During the mid-1950s, the idea of creating a place for the visual arts at Harvard began to take shape. A new department dedicated to the visual arts was created, and the need for a building to house the new department arose. A budget was set for $1.3 million, and the proposal was included in a Harvard fundraising program. The project immediately elicited a response from St. Vrain Carpenter, an alumnus who supplied $1.5 million for the proposed design center.[2] The donation propelled the project forward, and the Committee for the Practice of Visual Arts began to look for an architect to undertake the project. Originally, the committee had recommended that the building be designed by "a first rate American architect" who would be in the company of Charles Bulfinch and Walter Gropius, among others. However, Josep Lluís Sert, who was at the time Dean of the Graduate School of Design and chairman of the committee suggested that his friend and previous collaborator, Le Corbusier, be asked to design the building. Delayed due to scheduling and payment conflicts, Le Corbusier eventually accepted and made his first of two visits to Cambridge in 1959.

 

After much debate, a site was chosen between Quincy and Prescott Streets, abiding by the original proposal for the building.The allotted space was quite small, so the completed building presents itself as a compact, roughly cylindrical mass bisected by an S-shaped ramp on the third floor. Le Corbusier's earliest design showed a much more pronounced ramp that further separated the two parts of the central mass. However, the early design created the problem of too much disruption of the central mass. This problem was reconciled by using a pinwheel effect so that in the finally executed design, the two halves meet at a vertical core that houses an elevator. The concrete ramp is cantilevered from this central spine and stands atop a few pilotis. The landing at the top of the ramp is located in the core of the building and leads to various studios and exhibition spaces seen through glass windows and doors, providing views into the building's instructional and displaying functions without interrupting the activities in progress.

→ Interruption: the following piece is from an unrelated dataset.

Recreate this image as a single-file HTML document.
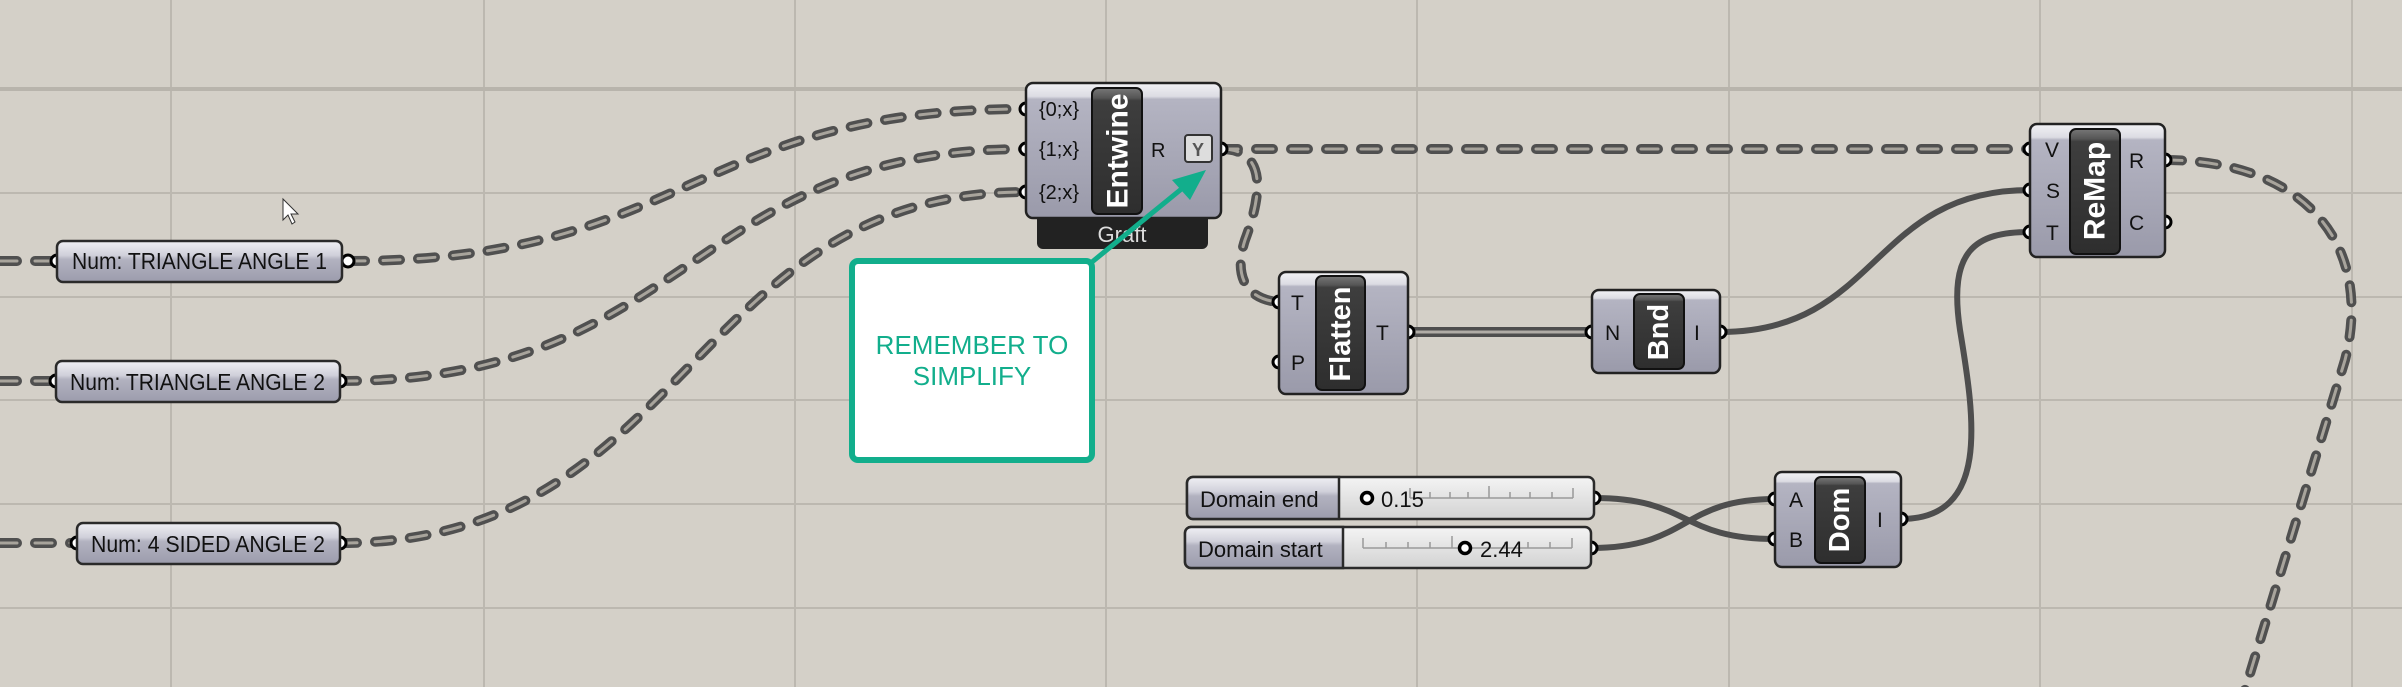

The exterior of the Carpenter Center presents itself very differently from different angles. From Prescott Street looking toward the curved studio space, one can see the brise-soleil that are placed perpendicular to the direction of the central portion of the ramp, making only their narrow ends visible from the street. The Quincy Street view, however, reveals ondulatoires on this studio's exterior curve, which interfere with the building's curve less than the brise-soleil do on the opposite side. On the ramp from Quincy street just before entering the building, one sees grids of square and rectangles of the windows, brise-soleils, and studio spaces, rather than the curves of the two halves of the building.

 
Art Exhibition Catalogs from the 1960s.
 
Thanks to donations from former caretaker, Steve Joslin; former tenant, Jane Hobart and the Mad River Chorale; and former owner, Michael Millstone, without whose help we would not be here, we have several former catalogs on display at the Gallery.